Time per Output Token (TPOT) measures the average latency required to generate each token after the first token has been emitted. It characterizes steady-state decode performance. For a request that generates \(N\) output tokens:

\[ \text{TPOT} = \frac{t_\text{last token emitted} - t_\text{first token emitted}}{N - 1} \]

Equivalently, if total end-to-end latency is \(T_{\text{total}}\):

\[ \text{TPOT} = \frac{T_{\text{total}} - \text{TTFT}}{N - 1} \]

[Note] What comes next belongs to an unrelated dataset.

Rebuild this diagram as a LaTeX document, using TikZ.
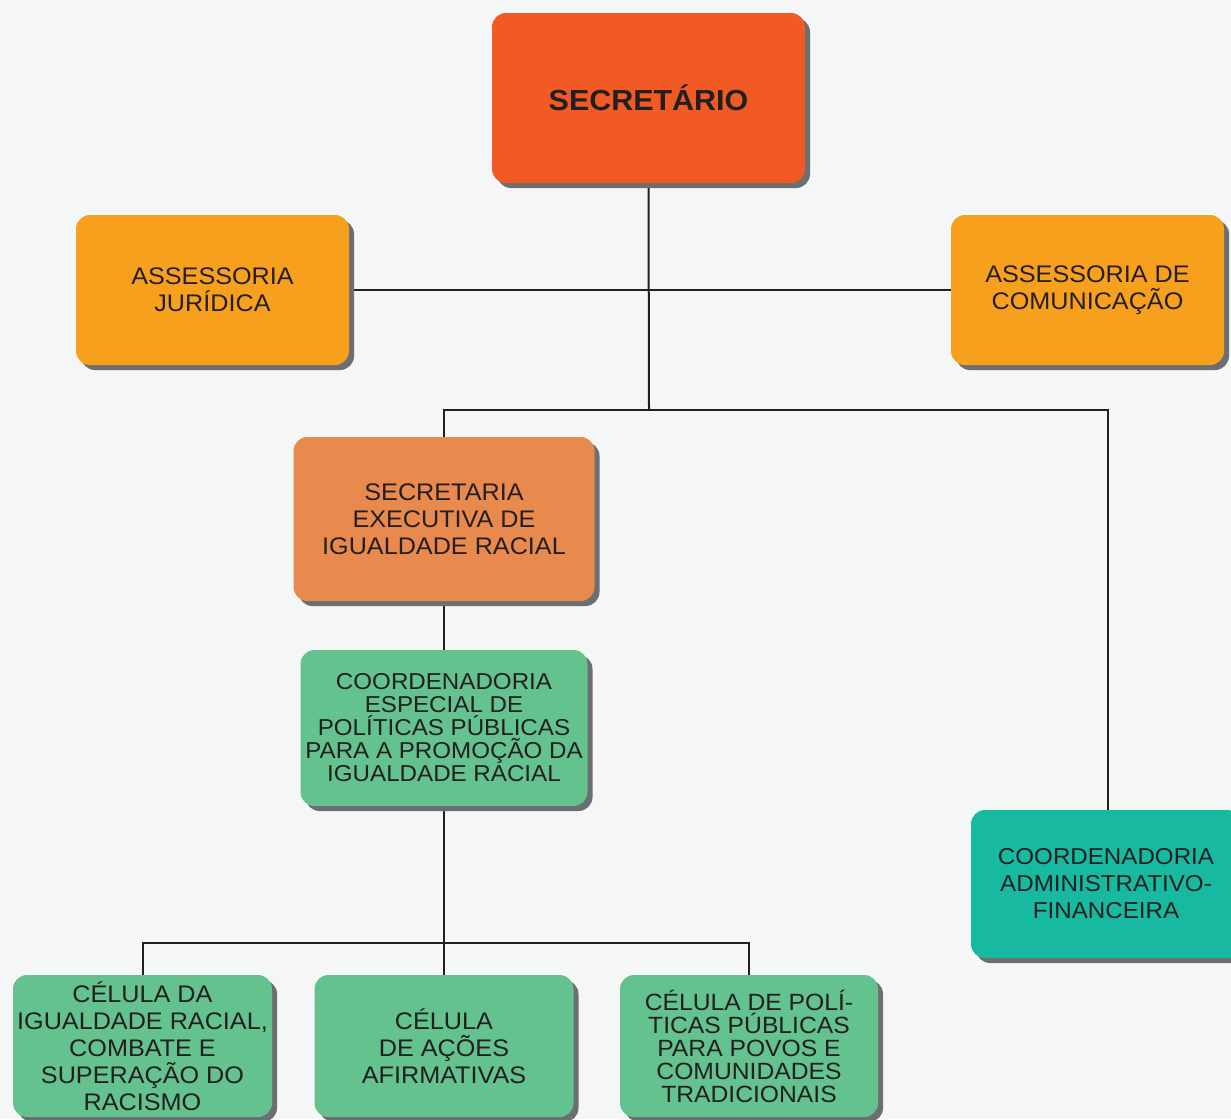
\documentclass[tikz,border=0pt]{standalone}
\usepackage{fontspec}
\setmainfont{Liberation Sans}[FakeStretch=1.05]
\usetikzlibrary{shadows,backgrounds}
\definecolor{bgc}{HTML}{F5F7F6}
\definecolor{txt}{HTML}{231F20}
\definecolor{shd}{HTML}{6D6E71}
\definecolor{cred}{HTML}{F15A24}
\definecolor{cyel}{HTML}{F7A01E}
\definecolor{corg}{HTML}{E8894E}
\definecolor{cgrn}{HTML}{63C28E}
\definecolor{ctea}{HTML}{17B9A1}
\begin{document}
\begin{tikzpicture}[x=1pt,y=-1pt,
  box/.style={rounded corners=14pt, draw=none, align=center, text=txt,
    inner sep=0pt, outer sep=0pt,
    font=\fontsize{24}{27}\selectfont,
    drop shadow={shadow xshift=5pt, shadow yshift=-5pt, fill=shd, opacity=1}},
  tight/.style={font=\fontsize{23}{23}\selectfont},
  conn/.style={draw=txt, line width=2pt}]
\clip (0,0) rectangle (1231,1119);
\node[box, fill=cred, minimum width=313pt, minimum height=170pt,
  font=\fontsize{29}{32}\selectfont\bfseries] (sec) at (648.5,98) {SECRET\'ARIO};
\node[box, fill=cyel, minimum width=273pt, minimum height=150pt] (aj) at (212.5,290) {ASSESSORIA\\JUR\'IDICA};
\node[box, fill=cyel, minimum width=273pt, minimum height=150pt] (ac) at (1087.5,290) {ASSESSORIA DE\\COMUNICA\c{C}\~AO};
\node[box, fill=corg, minimum width=301pt, minimum height=164pt] (se) at (444,519) {SECRETARIA\\EXECUTIVA DE\\IGUALDADE RACIAL};
\node[box, tight, fill=cgrn, minimum width=287pt, minimum height=156pt] (ce) at (444,728) {COORDENADORIA\\ESPECIAL DE\\POL\'ITICAS P\'UBLICAS\\PARA A PROMO\c{C}\~AO DA\\IGUALDADE RACIAL};
\node[box, fill=ctea, minimum width=270pt, minimum height=148pt, font=\fontsize{23}{27}\selectfont] (caf) at (1106,884) {COORDENADORIA\\ADMINISTRATIVO-\\FINANCEIRA};
\node[box, fill=cgrn, minimum width=259pt, minimum height=142pt] (c1) at (142.5,1046) {C\'ELULA DA\\IGUALDADE RACIAL,\\COMBATE E\\SUPERA\c{C}\~AO DO\\RACISMO};
\node[box, fill=cgrn, minimum width=259pt, minimum height=142pt] (c2) at (444,1046) {C\'ELULA\\DE A\c{C}\~OES\\AFIRMATIVAS};
\node[box, fill=cgrn, minimum width=258pt, minimum height=142pt, font=\fontsize{23.5}{23}\selectfont] (c3) at (749,1046) {C\'ELULA DE POL\'I-\\TICAS P\'UBLICAS\\PARA POVOS E\\COMUNIDADES\\TRADICIONAIS};
\coordinate (j1) at (649,410);
\coordinate (jr) at (1108,410);
\coordinate (j2) at (444,943);
\begin{scope}[on background layer]
\fill[bgc] (0,0) rectangle (1231,1119);
\draw[conn] (sec.south) -- (j1);
\draw[conn] (aj.east) -- (ac.west);
\draw[conn] (se.north) |- (jr) -- (jr |- caf.north);
\draw[conn] (se.south) -- (ce.north);
\draw[conn] (ce.south) -- (c2.north);
\draw[conn] (c1.north) |- (j2) -| (c3.north);
\end{scope}
\end{tikzpicture}
\end{document}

In steady-state decoding, each output token incurs:

\[ \text{TPOT} = t_{\text{decode compute}} + t_{\text{communication}} + t_{\text{scheduling}} + t_{\text{framework overhead}} \]

where:

  • \(t_{\text{decode compute}}\) is the forward pass for one decode step using the KV cache.
  • \(t_{\text{communication}}\) includes cross-GPU collectives, expert routing, and host-device transfers triggered by runtime behavior.
  • \(t_{\text{scheduling}}\) includes batching, coordination, admission control, and KV-cache management.
  • \(t_{\text{framework overhead}}\) includes sampling, launches, synchronization, and token-streaming overhead.

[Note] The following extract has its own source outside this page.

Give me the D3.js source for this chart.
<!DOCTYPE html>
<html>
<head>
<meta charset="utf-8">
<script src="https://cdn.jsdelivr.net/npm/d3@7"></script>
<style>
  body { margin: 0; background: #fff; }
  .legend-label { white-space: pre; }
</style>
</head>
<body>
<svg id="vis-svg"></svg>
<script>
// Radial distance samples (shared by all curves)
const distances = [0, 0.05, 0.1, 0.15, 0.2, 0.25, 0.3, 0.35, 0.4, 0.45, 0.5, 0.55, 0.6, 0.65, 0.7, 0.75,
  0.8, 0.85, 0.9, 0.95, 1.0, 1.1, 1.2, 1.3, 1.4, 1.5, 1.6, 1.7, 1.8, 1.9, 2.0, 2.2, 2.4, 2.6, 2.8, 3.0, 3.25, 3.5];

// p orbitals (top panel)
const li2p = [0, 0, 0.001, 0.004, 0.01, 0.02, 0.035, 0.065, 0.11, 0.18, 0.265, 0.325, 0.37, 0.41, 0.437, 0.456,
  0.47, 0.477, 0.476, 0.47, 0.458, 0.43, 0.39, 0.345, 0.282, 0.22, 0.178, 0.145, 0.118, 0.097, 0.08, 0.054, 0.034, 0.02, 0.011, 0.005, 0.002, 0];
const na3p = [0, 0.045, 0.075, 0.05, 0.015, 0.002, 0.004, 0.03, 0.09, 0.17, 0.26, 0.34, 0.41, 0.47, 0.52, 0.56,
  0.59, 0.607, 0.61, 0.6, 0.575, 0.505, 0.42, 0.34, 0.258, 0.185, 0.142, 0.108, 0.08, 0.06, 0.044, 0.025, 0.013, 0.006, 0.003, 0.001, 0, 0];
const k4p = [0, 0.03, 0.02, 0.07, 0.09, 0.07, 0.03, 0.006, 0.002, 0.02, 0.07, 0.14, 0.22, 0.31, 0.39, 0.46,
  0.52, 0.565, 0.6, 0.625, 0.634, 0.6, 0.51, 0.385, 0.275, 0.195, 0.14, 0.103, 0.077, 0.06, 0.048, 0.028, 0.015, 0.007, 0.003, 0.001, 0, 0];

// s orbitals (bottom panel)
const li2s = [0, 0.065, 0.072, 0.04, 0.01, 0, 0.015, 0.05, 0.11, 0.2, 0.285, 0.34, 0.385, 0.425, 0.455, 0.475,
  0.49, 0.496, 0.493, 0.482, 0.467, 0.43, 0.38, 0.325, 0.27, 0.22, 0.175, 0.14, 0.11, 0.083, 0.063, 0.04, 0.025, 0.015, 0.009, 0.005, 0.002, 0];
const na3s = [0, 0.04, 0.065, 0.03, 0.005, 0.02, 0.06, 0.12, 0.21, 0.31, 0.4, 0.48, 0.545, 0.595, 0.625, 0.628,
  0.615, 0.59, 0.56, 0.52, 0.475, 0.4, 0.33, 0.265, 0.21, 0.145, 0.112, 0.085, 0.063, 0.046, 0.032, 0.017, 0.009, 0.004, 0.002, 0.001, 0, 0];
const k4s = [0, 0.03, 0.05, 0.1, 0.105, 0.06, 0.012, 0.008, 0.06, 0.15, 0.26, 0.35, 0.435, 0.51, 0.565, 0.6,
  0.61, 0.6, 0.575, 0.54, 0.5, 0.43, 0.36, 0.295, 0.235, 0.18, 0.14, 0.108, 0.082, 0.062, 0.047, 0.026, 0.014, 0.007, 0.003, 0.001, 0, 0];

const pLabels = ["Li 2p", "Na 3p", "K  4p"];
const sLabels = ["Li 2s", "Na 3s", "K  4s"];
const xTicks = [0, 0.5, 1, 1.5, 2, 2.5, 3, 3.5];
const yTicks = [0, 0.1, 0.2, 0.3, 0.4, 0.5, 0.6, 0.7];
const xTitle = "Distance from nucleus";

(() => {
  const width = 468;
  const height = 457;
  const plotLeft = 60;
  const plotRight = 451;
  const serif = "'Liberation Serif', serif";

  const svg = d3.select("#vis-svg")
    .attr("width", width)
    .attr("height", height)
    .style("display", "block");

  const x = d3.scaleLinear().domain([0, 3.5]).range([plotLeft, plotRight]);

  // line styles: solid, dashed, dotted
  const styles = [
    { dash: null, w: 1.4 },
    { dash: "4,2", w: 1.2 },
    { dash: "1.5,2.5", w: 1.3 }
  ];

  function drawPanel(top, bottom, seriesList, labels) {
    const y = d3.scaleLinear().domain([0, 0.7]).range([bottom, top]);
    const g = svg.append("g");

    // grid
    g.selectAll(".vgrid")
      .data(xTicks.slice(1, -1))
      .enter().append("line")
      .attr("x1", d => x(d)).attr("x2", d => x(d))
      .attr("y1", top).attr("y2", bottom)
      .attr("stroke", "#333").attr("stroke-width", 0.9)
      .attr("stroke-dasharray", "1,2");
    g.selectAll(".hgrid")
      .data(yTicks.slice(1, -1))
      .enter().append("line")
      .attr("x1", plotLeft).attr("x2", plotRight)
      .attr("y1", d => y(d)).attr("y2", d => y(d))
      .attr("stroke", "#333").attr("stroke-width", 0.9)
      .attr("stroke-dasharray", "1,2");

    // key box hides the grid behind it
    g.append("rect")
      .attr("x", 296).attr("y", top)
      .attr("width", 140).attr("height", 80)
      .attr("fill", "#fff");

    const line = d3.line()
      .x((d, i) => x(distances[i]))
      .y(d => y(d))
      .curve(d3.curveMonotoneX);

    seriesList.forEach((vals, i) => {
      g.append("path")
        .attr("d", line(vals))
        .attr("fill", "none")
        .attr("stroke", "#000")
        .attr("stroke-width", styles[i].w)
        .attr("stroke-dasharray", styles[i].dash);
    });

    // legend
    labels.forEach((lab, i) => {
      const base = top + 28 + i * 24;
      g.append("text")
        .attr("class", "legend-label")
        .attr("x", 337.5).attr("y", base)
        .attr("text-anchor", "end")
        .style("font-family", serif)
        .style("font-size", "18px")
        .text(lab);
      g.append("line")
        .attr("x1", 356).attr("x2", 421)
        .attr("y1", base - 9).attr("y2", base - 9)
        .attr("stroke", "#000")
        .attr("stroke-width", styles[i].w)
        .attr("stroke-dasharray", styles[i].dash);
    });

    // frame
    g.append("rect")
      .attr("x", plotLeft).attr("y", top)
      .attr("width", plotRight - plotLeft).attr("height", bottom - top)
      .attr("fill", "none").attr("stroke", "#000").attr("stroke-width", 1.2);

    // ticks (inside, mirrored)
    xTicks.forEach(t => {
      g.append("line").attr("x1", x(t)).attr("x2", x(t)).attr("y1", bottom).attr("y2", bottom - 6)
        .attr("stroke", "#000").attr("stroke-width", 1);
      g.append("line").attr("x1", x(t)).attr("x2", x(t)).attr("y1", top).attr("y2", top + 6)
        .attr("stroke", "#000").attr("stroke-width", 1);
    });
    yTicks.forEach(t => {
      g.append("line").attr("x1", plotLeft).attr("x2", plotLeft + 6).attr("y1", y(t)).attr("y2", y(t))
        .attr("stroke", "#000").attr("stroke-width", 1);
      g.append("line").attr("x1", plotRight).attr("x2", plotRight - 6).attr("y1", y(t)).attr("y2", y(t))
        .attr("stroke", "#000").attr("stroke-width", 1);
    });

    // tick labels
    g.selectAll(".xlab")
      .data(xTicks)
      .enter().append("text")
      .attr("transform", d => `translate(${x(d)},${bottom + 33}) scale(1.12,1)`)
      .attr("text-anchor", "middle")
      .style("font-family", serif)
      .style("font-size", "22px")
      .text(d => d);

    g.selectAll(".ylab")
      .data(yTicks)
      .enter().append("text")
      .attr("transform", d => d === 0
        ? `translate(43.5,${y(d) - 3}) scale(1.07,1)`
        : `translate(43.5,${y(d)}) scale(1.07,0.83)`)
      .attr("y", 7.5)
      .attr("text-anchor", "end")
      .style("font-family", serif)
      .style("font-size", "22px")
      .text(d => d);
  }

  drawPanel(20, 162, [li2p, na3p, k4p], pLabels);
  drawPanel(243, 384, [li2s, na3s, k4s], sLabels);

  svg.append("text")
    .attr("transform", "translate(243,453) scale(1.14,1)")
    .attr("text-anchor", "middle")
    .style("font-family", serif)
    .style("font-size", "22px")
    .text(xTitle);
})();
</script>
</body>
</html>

Unlike TTFT, TPOT does not recompute the full prompt. However, it still depends on effective context length because each decode step attends to all cached tokens.

Throughput

Tokens per Second (TPS)

Tokens per Second (TPS) measures system throughput, that is, how many tokens are processed or generated per second under a given serving configuration. Over a time interval \(\Delta t\):

Once a service must support many concurrent users, the central question is no longer only how fast one request finishes, but how much aggregate work one deployment can sustain before queues begin to grow.

\[ \text{TPS} = \frac{N_\text{tokens}}{\Delta t} \]

In many cases, TPS refers specifically to decode throughput:

\[ \text{TPS}_\text{decode} = \frac{N_\text{output tokens}}{\Delta t} \]

For a single sequential request, it is approximately the inverse of TPOT:

\[ \text{TPS}_\text{per request} \approx \frac{1}{\text{TPOT}} \]

In practical serving systems with continuous batching and concurrent decoding, aggregate throughput scales with the effective batch size \(B\). For a single replica:

\[ \text{TPS}_\text{replica} \approx \frac{B}{\text{TPOT}} \]

and with \(R\) data-parallel replicas:

\[ \text{TPS}_\text{total} \approx R \times \frac{B}{\text{TPOT}} \]

For long-context or multimodal workloads, it is also useful to consider end-to-end throughput:

\[ \text{TPS}_\text{end-to-end} = \frac{N_\text{prompt tokens} + N_\text{output tokens}}{\Delta t} \]

Overall, TPS is influenced by model size, parallelism strategy, effective batch size, kernel efficiency, interconnect bandwidth, and the balance between prefill and decode.